* EXERCISE DIRECTIONS *
Find the word "that" in the listing; pull out each line holding it.

BEGIN DATA EXTRACT

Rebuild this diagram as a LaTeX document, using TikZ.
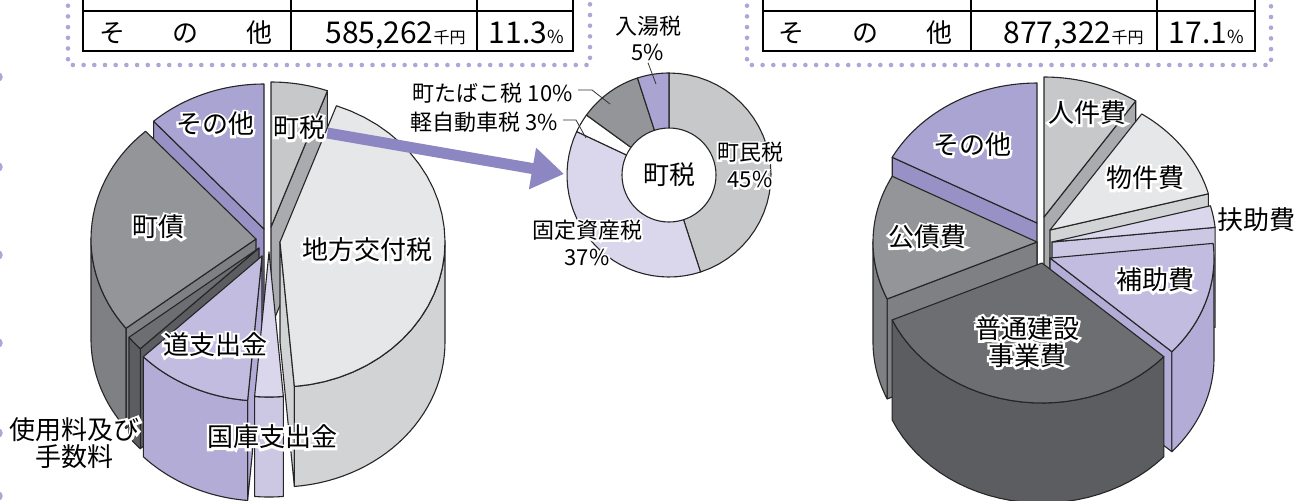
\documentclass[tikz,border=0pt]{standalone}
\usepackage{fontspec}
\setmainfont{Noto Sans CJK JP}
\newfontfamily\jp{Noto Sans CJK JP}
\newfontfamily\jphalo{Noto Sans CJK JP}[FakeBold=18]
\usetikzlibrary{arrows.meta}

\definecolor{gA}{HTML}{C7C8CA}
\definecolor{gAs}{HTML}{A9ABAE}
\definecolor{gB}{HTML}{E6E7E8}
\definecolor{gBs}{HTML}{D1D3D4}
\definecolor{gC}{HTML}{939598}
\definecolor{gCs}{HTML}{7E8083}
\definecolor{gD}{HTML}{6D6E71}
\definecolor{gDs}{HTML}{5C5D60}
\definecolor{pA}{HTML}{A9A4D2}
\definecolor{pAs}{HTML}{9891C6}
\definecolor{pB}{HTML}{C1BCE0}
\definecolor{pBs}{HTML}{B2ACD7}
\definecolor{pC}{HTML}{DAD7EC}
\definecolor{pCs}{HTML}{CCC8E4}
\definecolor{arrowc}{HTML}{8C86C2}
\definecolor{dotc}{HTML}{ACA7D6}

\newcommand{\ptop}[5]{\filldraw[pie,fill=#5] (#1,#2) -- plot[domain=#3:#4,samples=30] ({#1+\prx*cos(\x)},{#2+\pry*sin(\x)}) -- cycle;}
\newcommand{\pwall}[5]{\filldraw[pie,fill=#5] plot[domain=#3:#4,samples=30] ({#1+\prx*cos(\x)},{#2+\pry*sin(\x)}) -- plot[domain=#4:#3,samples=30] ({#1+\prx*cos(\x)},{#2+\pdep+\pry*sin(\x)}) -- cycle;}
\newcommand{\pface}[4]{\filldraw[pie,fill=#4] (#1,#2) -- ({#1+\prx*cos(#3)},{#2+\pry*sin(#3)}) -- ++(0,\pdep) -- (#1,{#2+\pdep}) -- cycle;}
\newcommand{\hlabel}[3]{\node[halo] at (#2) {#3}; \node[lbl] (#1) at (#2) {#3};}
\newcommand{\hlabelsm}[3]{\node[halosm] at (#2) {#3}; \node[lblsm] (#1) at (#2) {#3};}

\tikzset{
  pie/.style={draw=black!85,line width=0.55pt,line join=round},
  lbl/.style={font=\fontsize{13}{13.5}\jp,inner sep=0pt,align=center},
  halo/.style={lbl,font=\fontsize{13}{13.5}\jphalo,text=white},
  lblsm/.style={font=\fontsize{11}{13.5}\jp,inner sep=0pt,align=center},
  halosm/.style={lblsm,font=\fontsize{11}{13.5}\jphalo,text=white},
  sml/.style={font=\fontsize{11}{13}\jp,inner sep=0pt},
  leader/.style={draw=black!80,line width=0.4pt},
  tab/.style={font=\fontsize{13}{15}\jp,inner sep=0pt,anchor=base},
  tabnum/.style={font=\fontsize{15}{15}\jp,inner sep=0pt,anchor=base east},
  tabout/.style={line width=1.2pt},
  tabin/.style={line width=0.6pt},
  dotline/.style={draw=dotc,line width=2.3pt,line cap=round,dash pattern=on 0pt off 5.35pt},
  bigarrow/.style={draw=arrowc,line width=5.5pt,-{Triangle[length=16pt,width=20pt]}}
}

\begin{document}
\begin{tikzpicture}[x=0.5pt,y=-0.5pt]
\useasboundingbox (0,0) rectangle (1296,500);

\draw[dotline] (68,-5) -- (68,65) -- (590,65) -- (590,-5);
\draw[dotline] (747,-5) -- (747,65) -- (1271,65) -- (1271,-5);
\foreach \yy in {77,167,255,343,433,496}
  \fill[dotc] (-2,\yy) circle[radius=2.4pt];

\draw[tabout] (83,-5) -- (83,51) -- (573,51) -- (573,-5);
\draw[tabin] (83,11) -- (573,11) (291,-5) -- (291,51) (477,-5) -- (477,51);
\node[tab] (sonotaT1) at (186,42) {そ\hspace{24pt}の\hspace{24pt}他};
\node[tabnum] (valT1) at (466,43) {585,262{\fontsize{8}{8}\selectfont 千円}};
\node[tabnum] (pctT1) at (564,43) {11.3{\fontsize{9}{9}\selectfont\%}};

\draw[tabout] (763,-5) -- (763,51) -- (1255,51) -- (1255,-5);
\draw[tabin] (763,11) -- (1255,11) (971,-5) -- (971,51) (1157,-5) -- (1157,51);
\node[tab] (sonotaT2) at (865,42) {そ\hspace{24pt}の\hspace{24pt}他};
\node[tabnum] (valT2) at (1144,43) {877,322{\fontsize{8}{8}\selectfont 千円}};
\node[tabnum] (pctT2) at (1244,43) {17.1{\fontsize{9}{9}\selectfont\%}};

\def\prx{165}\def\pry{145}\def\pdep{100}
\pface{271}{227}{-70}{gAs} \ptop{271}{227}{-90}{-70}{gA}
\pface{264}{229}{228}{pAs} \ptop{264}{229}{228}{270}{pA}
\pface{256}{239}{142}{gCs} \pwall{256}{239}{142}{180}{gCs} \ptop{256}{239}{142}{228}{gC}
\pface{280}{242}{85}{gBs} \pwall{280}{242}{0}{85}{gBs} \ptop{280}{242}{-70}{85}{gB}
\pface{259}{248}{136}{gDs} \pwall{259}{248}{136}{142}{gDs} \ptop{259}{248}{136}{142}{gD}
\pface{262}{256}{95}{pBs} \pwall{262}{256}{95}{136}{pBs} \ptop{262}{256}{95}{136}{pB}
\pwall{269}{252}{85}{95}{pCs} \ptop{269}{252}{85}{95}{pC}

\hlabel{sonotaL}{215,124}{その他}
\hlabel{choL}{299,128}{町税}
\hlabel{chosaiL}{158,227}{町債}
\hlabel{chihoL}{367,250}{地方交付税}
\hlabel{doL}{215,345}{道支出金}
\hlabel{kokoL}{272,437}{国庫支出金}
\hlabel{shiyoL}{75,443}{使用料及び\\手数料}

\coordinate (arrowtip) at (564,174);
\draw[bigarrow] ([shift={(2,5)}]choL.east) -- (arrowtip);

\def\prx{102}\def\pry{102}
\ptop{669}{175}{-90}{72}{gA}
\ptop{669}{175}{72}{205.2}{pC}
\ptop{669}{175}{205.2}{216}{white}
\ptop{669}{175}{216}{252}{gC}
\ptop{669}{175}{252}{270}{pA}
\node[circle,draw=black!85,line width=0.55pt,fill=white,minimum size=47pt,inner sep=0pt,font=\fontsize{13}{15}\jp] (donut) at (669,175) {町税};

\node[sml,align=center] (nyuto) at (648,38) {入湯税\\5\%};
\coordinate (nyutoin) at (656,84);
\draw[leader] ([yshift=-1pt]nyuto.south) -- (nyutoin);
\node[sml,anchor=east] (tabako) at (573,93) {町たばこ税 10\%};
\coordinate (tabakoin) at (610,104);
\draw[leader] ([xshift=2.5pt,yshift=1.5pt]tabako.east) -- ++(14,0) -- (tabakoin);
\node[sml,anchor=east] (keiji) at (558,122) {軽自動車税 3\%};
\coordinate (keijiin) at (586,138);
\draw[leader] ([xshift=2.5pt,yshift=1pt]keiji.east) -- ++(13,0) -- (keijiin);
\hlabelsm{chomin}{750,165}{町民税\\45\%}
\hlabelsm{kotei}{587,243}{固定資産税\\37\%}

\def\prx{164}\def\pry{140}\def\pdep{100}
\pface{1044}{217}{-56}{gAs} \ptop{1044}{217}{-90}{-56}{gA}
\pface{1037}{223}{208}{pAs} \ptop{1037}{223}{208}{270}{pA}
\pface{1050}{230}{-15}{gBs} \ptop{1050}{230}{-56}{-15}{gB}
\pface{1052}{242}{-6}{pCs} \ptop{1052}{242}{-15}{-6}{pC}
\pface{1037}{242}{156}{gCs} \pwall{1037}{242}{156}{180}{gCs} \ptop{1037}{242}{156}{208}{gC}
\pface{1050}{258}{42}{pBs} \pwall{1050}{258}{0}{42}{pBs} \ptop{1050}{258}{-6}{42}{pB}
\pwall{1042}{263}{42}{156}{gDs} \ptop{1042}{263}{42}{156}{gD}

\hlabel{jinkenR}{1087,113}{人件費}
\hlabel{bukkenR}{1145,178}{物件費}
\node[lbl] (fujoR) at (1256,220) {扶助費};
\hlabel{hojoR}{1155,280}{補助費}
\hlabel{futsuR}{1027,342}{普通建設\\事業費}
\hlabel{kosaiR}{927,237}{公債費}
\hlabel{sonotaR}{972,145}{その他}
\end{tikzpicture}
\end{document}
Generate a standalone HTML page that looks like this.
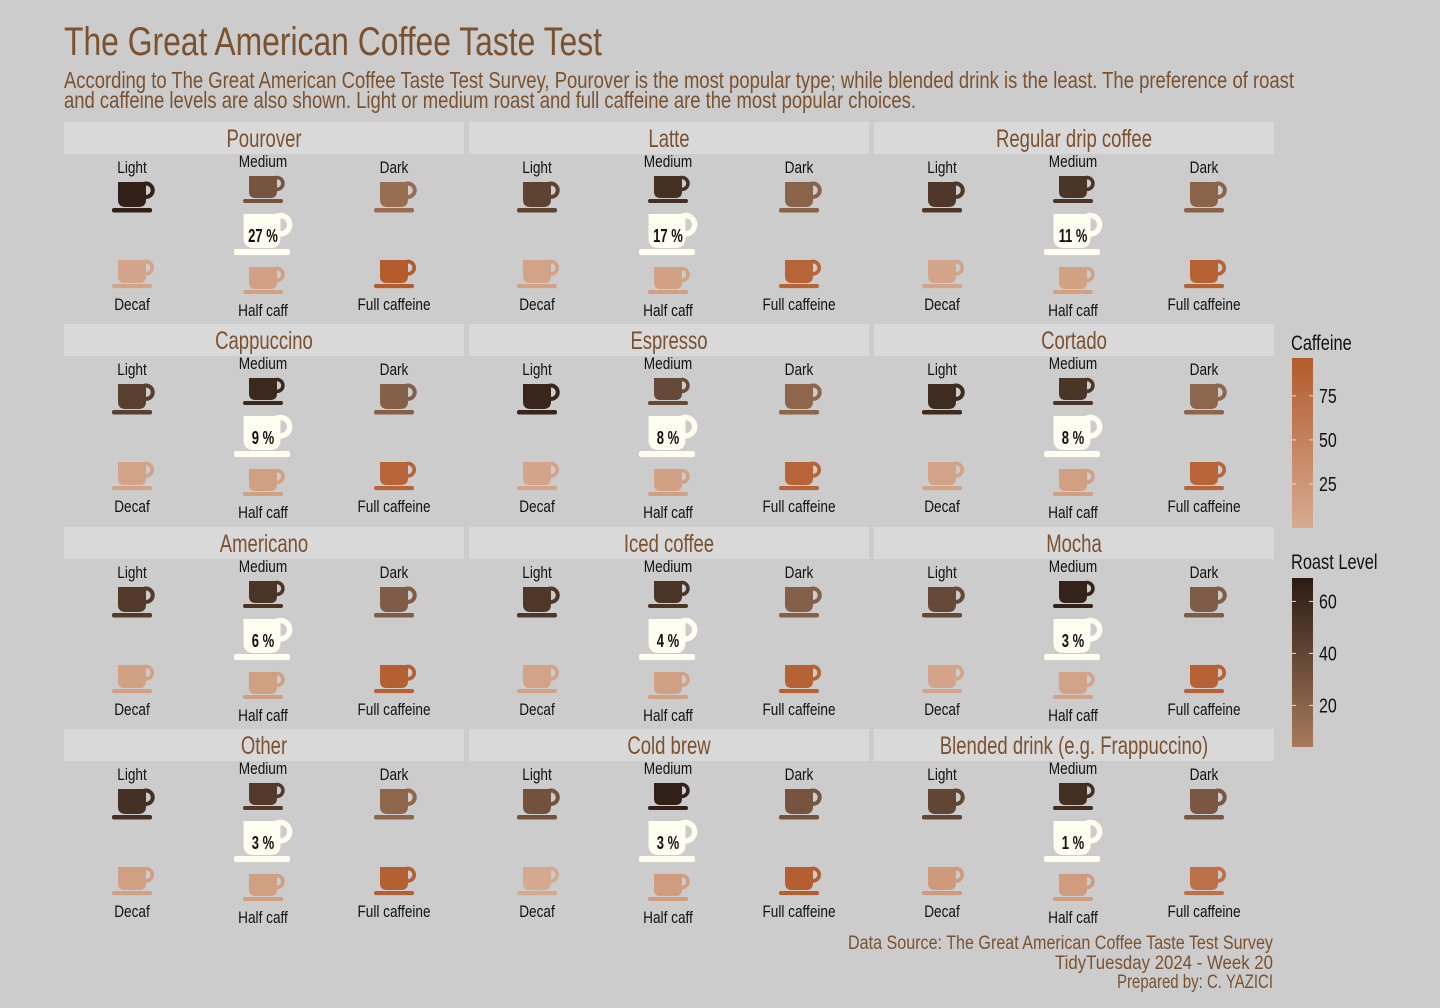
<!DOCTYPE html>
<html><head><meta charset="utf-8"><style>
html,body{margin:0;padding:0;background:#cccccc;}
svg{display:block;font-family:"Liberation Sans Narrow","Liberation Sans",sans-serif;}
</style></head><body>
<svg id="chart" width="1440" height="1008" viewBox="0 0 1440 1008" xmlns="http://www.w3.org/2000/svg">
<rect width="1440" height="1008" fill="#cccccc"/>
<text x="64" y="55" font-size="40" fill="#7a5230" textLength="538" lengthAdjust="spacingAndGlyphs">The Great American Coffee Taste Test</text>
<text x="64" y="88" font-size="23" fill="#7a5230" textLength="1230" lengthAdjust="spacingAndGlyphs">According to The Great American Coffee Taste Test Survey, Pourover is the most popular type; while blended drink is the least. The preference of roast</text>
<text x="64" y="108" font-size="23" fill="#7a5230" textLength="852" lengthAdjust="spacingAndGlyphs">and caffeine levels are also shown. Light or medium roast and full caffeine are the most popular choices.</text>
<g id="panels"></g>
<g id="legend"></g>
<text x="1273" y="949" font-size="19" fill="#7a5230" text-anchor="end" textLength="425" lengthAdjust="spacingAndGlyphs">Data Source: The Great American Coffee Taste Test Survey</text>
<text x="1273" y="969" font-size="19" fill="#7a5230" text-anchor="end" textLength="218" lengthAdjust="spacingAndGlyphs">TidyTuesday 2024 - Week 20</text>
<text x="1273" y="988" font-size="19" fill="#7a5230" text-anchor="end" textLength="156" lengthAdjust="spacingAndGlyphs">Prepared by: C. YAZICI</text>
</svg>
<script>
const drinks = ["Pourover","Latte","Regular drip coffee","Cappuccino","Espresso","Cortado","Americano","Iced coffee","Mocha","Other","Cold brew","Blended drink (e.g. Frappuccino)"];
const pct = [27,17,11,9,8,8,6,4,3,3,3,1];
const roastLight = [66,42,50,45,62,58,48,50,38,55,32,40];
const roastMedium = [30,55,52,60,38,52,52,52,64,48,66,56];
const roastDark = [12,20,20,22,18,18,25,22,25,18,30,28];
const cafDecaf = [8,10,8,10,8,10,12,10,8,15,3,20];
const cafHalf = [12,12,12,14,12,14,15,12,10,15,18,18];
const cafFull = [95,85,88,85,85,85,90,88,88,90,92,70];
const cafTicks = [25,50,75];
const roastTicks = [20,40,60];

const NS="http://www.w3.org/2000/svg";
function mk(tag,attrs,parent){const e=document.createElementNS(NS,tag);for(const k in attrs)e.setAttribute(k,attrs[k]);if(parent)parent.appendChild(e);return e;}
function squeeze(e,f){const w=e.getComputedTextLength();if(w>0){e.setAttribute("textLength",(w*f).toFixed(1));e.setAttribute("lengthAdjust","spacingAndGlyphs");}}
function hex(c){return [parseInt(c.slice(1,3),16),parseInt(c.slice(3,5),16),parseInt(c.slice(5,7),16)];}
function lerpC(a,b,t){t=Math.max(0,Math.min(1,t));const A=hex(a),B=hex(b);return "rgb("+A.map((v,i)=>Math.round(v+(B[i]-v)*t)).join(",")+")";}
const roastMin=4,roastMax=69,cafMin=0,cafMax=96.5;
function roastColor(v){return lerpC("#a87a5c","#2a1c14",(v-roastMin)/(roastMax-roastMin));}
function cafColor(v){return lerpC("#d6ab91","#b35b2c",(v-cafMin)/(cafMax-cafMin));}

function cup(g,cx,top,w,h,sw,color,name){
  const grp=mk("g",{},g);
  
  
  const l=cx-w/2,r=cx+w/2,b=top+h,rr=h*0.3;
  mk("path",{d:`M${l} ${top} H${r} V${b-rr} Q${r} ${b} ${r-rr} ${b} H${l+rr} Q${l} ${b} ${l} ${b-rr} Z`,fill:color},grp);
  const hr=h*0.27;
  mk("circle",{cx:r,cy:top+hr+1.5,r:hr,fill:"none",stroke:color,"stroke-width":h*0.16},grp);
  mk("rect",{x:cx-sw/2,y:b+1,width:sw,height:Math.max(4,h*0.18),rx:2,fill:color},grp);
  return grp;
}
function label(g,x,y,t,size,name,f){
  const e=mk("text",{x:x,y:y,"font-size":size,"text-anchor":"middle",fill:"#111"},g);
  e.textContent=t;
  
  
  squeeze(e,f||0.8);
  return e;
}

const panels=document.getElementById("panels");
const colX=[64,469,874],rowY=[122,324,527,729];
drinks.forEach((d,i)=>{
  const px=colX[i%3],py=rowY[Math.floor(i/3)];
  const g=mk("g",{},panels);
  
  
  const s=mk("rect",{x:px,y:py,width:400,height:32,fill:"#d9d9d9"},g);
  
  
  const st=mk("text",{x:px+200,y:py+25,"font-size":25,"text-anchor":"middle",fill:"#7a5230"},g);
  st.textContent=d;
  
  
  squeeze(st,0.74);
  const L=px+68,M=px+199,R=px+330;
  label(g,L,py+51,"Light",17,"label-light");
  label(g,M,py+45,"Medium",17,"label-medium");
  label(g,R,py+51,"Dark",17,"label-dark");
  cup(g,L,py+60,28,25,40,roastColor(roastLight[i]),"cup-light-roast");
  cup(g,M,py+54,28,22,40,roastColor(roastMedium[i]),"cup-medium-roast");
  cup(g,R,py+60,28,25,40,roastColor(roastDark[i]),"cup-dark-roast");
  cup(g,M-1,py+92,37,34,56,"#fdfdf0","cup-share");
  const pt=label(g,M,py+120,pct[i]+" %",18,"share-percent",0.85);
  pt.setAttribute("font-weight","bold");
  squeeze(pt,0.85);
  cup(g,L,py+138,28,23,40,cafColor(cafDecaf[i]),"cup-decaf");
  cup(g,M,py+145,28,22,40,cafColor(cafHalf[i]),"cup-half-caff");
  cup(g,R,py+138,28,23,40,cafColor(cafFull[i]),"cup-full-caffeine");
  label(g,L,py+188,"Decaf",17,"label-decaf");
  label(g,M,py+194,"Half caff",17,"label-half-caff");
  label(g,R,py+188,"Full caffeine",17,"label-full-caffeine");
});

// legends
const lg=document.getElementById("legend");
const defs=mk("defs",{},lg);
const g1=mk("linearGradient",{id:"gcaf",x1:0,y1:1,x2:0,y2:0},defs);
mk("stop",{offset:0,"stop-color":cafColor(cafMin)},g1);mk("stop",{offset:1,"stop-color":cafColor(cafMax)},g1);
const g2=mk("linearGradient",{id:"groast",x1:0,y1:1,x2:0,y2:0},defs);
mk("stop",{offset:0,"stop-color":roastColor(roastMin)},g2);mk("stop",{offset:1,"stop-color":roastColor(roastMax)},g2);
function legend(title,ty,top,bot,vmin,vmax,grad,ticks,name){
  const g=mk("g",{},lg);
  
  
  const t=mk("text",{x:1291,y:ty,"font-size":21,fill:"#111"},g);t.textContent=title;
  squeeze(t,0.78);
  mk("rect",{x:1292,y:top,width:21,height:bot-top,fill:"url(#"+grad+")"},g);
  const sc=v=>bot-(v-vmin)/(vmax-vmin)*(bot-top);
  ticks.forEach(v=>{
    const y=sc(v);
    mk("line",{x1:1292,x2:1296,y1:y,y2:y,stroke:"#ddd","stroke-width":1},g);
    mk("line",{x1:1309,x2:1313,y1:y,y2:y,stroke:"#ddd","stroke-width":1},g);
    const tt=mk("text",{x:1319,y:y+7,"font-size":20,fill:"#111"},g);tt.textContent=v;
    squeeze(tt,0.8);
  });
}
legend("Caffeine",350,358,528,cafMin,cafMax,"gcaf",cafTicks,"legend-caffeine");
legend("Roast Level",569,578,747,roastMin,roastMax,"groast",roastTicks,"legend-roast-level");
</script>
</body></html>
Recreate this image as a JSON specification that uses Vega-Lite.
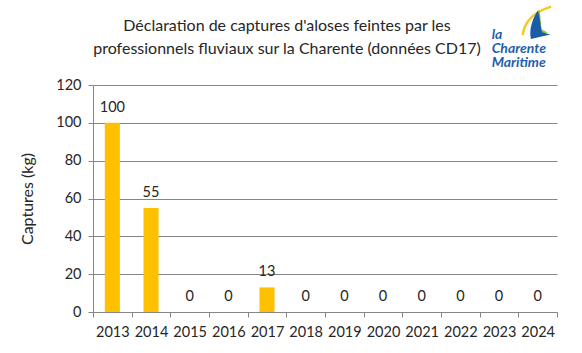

END DATA EXTRACT

* ANSWER TO THIS TASK *
Generate a standalone HTML page that looks like this.
Recreate this image as a JSON specification that uses Vega-Lite.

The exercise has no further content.